Why does $\bigcup_{i\in\emptyset}i=\emptyset$ (the empty union)

It seems that the consensus/convention is that the empty union, $$\bigcup_{i\in\emptyset}i=\emptyset$$

At first glance this seems intuitive, however please consider my following arguments and let me know where I go wrong.

Let $$a_0=\emptyset$$, $$a_{n+1}=\{a_n\}$$. (e.g; $$a_3=\{\{\{\emptyset\}\}\}$$)

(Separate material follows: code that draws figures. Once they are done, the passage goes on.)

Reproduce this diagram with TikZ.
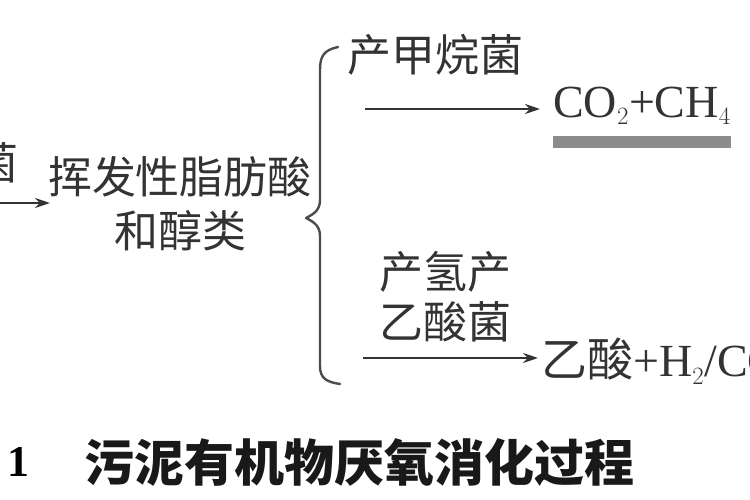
\documentclass[tikz,border=0pt]{standalone}
\usepackage{fontspec}
\setmainfont{Liberation Serif}
\newfontfamily\cjk{Noto Sans CJK SC}
\usetikzlibrary{arrows.meta,calc}
\begin{document}
\begin{tikzpicture}[x=1pt,y=-1pt,
  txt/.style={inner sep=0pt, font=\fontsize{44}{48}\selectfont\cjk, text=black!80},
  lat/.style={inner sep=0pt, font=\fontsize{46}{50}\selectfont, text=black!80},
  captxt/.style={inner sep=0pt, font=\fontsize{50}{54}\selectfont\cjk\bfseries, text=black!90},
  arr/.style={line width=2.6pt, draw=black!80, -{Stealth[length=15pt,width=10pt]}},
  brace/.style={line width=2.4pt, draw=black!70, line cap=round, line join=round}]
\useasboundingbox (0,0) rectangle (750,500);
\fill[white] (0,0) rectangle (750,500);
\clip (0,0) rectangle (750,500);
% left cut-off source
\node[txt] (jun) at (-3,163) {菌};
\coordinate (ls) at (-5,203);
\coordinate (le) at (50,203);
\draw[arr] (ls) -- (le);
% middle
\node[txt] (vfa1) at (180,177) {挥发性脂肪酸};
\node[txt] (vfa2) at (180,231) {和醇类};
% brace
\draw[brace] (338,47) .. controls (324,50) and (320,56) .. (320,70)
  -- (320,200) .. controls (320,210) and (314,214) .. (306,218)
  .. controls (314,222) and (320,226) .. (320,236)
  -- (320,366) .. controls (320,378) and (326,382) .. (340,384);
% upper branch
\node[txt] (mb) at (435,55) {产甲烷菌};
\coordinate (u1) at (365,109);
\coordinate (u2) at (540,109);
\draw[arr] (u1) -- (u2);
\node[lat, anchor=west] (p1) at (553,106) {CO$_2$+CH$_4$};
\fill[black!45] ($(p1.south west)+(0,11)$) rectangle ($(p1.south east)+(0,23)$);
% lower branch
\node[txt] (hb1) at (445,272) {产氢产};
\node[txt] (hb2) at (445,322) {乙酸菌};
\coordinate (d1) at (363,358);
\coordinate (d2) at (538,358);
\draw[arr] (d1) -- (d2);
\node[lat, anchor=west] (p2) at (541,361) {{\cjk 乙酸}+H$_2$/CO$_2$};
% caption
\node[inner sep=0pt, font=\fontsize{44}{48}\selectfont\bfseries] (num) at (19,462) {1};
\node[captxt, anchor=west] (title) at (84,462) {污泥有机物厌氧消化过程};
\end{tikzpicture}
\end{document}
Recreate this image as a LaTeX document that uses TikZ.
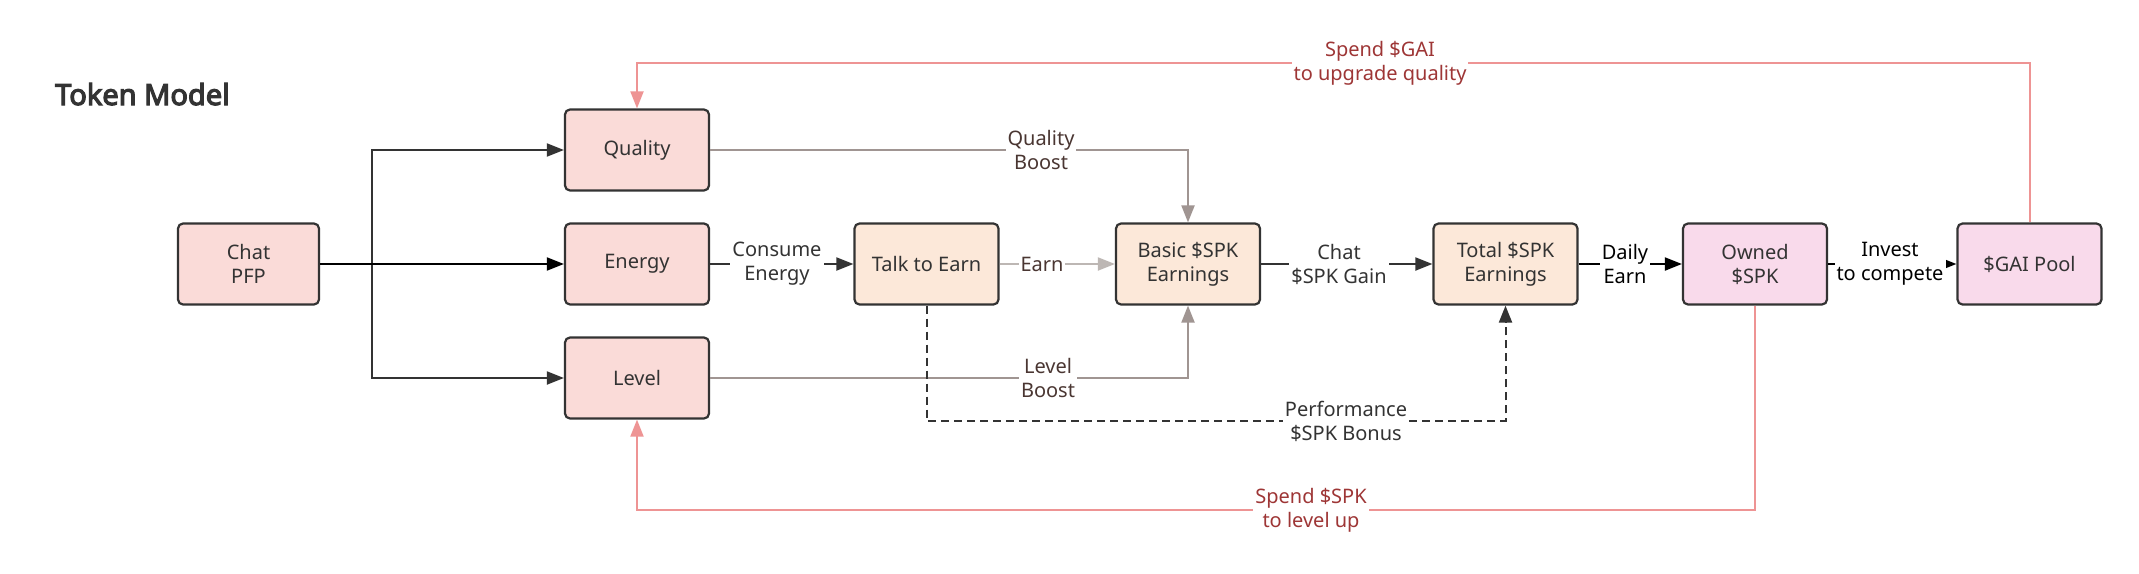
\documentclass[tikz,border=0pt]{standalone}
\usepackage{fontspec}
\setmainfont{Noto Sans}[AutoFakeBold=4]
\usetikzlibrary{arrows.meta}
\definecolor{pinkfill}{HTML}{FADBD8}
\definecolor{beigefill}{HTML}{FCE8D9}
\definecolor{lavfill}{HTML}{F9DAEB}
\definecolor{boxline}{HTML}{333333}
\definecolor{boostgray}{HTML}{A09592}
\definecolor{earngray}{HTML}{BDB7B4}
\definecolor{pinkline}{HTML}{EE9494}
\definecolor{redtext}{HTML}{9E3636}
\definecolor{browntext}{HTML}{4A3632}
\begin{document}
\begin{tikzpicture}[x=1pt,y=-1pt,
  box/.style={draw=boxline, line width=2.2pt, rounded corners=5pt, minimum width=144pt,
    minimum height=81pt, align=center, font=\fontsize{20}{24}\selectfont, text=boxline, inner sep=0pt},
  pinkbox/.style={box, fill=pinkfill},
  beigebox/.style={box, fill=beigefill},
  lavbox/.style={box, fill=lavfill},
  lbl/.style={fill=white, inner sep=2pt, align=center, font=\fontsize{20}{24}\selectfont},
  tip/.style={-{Triangle[length=17pt,width=13pt]}},
  conn/.style={tip, draw=boxline, line width=2pt},
  blackconn/.style={tip, draw=black, line width=2pt},
  boostconn/.style={tip, draw=boostgray, line width=2pt},
  earnconn/.style={tip, draw=earngray, line width=2pt},
  dashconn/.style={tip, draw=boxline, line width=2pt, dash pattern=on 8pt off 5pt},
  pinkconn/.style={tip, draw=pinkline, line width=2pt},
]
\useasboundingbox[fill=white] (0,0) rectangle (2139,573);

\node[anchor=base west, font=\bfseries\fontsize{29}{33}\selectfont, text=boxline, inner sep=0pt] (title) at (55,105) {Token Model};

\node[pinkbox, minimum width=141pt] (chat) at (248.5,264) {Chat\\PFP};
\node[pinkbox] (quality) at (637,150) {Quality};
\node[pinkbox] (energy) at (637,264) {Energy};
\node[pinkbox] (level) at (637,378) {Level};
\node[beigebox] (talk) at (926.5,264) {Talk to Earn};
\node[beigebox] (basic) at (1188,264) {Basic \$SPK\\Earnings};
\node[beigebox] (total) at (1505.5,264) {Total \$SPK\\Earnings};
\node[lavbox] (owned) at (1755,264) {Owned\\\$SPK};
\node[lavbox] (gai) at (2029.5,264) {\$GAI Pool};

\coordinate (split) at (372,264);
\coordinate (ytop) at (0,63);
\coordinate (ybot) at (0,510);
\coordinate (ydash) at (0,421);

% Chat PFP fan-out
\draw[conn] (chat.east) -- (split) |- (quality.west);
\draw[conn] (chat.east) -- (split) |- (level.west);
\draw[blackconn] (chat.east) -- (energy.west);

% main flow
\draw[conn] (energy.east) -- (talk.west);
\draw[earnconn] (talk.east) -- (basic.west);
\draw[conn] (basic.east) -- (total.west);
\draw[blackconn] (total.east) -- (owned.west);
\draw[blackconn] (owned.east) -- (gai.west);

% boosts
\draw[boostconn] (quality.east) -| (basic.north);
\draw[boostconn] (level.east) -| (basic.south);

% performance bonus
\draw[dashconn] (talk.south) -- (talk.south |- ydash) -| (total.south);

% spending loops
\draw[pinkconn] (gai.north) -- (gai.north |- ytop) -| (quality.north);
\draw[pinkconn] (owned.south) -- (owned.south |- ybot) -| (level.south);

% labels
\node[lbl, text=boxline] (lconsume) at (777,264) {Consume\\Energy};
\node[lbl, text=browntext] (learn) at (1042,264) {Earn};
\node[lbl, text=boxline] (lchat) at (1339,264) {Chat\\\$SPK Gain};
\node[lbl, text=black] (ldaily) at (1625,264) {Daily\\Earn};
\node[lbl, text=black] (linvest) at (1890,264) {Invest\\to compete};
\node[lbl, text=browntext] (lqboost) at (1041,150) {Quality\\Boost};
\node[lbl, text=browntext] (llboost) at (1048,378) {Level\\Boost};
\node[lbl, text=boxline] (lperf) at (1346,421) {Performance\\\$SPK Bonus};
\node[lbl, text=redtext] (lspendspk) at (1311,510) {Spend \$SPK\\to level up};
\node[lbl, text=redtext] (lspendgai) at (1380,63) {Spend \$GAI\\to upgrade quality};
\end{tikzpicture}
\end{document}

$$a_{n}\neq a_m \iff m \neq n$$

For ease of notation, let $$f(S)=\bigcup_{i\in S}i$$

$$\therefore f(a_{n+1})=\bigcup_{i\in a_{n+1}}i=\bigcup_{i\in \{a_n\}}i=a_n$$ $$\implies f(a_0)=a_{-1}=f(\emptyset)=\bigcup_{i\in \emptyset}i=\emptyset$$ $$\implies a_0=a_{-1}$$

Why should it be the case that the equivalence of $$a_{n}\neq a_m \iff m \neq n$$ fails when $$m=0$$ and $$n=-1$$? Would it not be more intuitive to define $$a_{-1}$$ as undefined, rather than accepting the convention?

If $$f(\emptyset)$$ describes the union of the elements of $$\emptyset$$, the set than contains nothing; which (at least) linguistically is equivalent to the union of nothing. I notice that the set containing nothing is distinct from nothing itself. Thus, why is the convention nondistinct? Would it not be more intuitive to instead define $$\emptyset \neq f(\emptyset)$$.

Lastly, consider how there is a one-to-one correspondence between finitary pure sets and rooted identity trees (see A004111 on the OEIS). The previous series of $$a_n$$ would correspond to a unique tree of $$n+1$$ nodes. Hence, $$a_{-1}$$ corresponds to a tree of $$0$$ nodes, which is equivalent to no set at all, strictly distinct from the empty set.

• If you want $$\bigcup_{i \in S}\,i=\bigcup_{i\in S\cup \emptyset} \,i=\left(\bigcup_{i\in S}\,i\right)\cup\left(\bigcup_{i\in \emptyset}\,i\right)$$ for all sets $S$, then you need to define $$\bigcup_{i\in \emptyset}\,i:=\emptyset\,.$$ Likewise, If you want $$\bigcap_{i \in S}\,i=\bigcap_{i\in S\cup \emptyset} \,i=\left(\bigcap_{i\in S}\,i\right)\cap\left(\bigcap_{i\in \emptyset}\,i\right)$$ for all sets $S$, then you need to define $$\bigcap_{i\in \emptyset}\,i:=\mathcal{U}\,,$$ where $\mathcal{U}$ is the universe. – Batominovski Apr 15 '20 at 11:51
• @Batominovski Ahah, this is a very strong argument indeed. – Graviton Apr 15 '20 at 11:58

Let $$X$$ be a set. The axiom of union (in ZFC) states that $$\{u:(\exists v)[u\in v\in X]\}=: \bigcup X$$ is a set.
Now let $$X$$ be the empty set $$\varnothing$$. Then $$\bigcup \varnothing=\{u:(\exists v)[u\in v\in\varnothing]\}=\varnothing.$$ Indeed, the first equality is simply a definition and the second equality follows because there does not exist an element in $$\{u:(\exists v)[u\in v\in\varnothing]\}$$.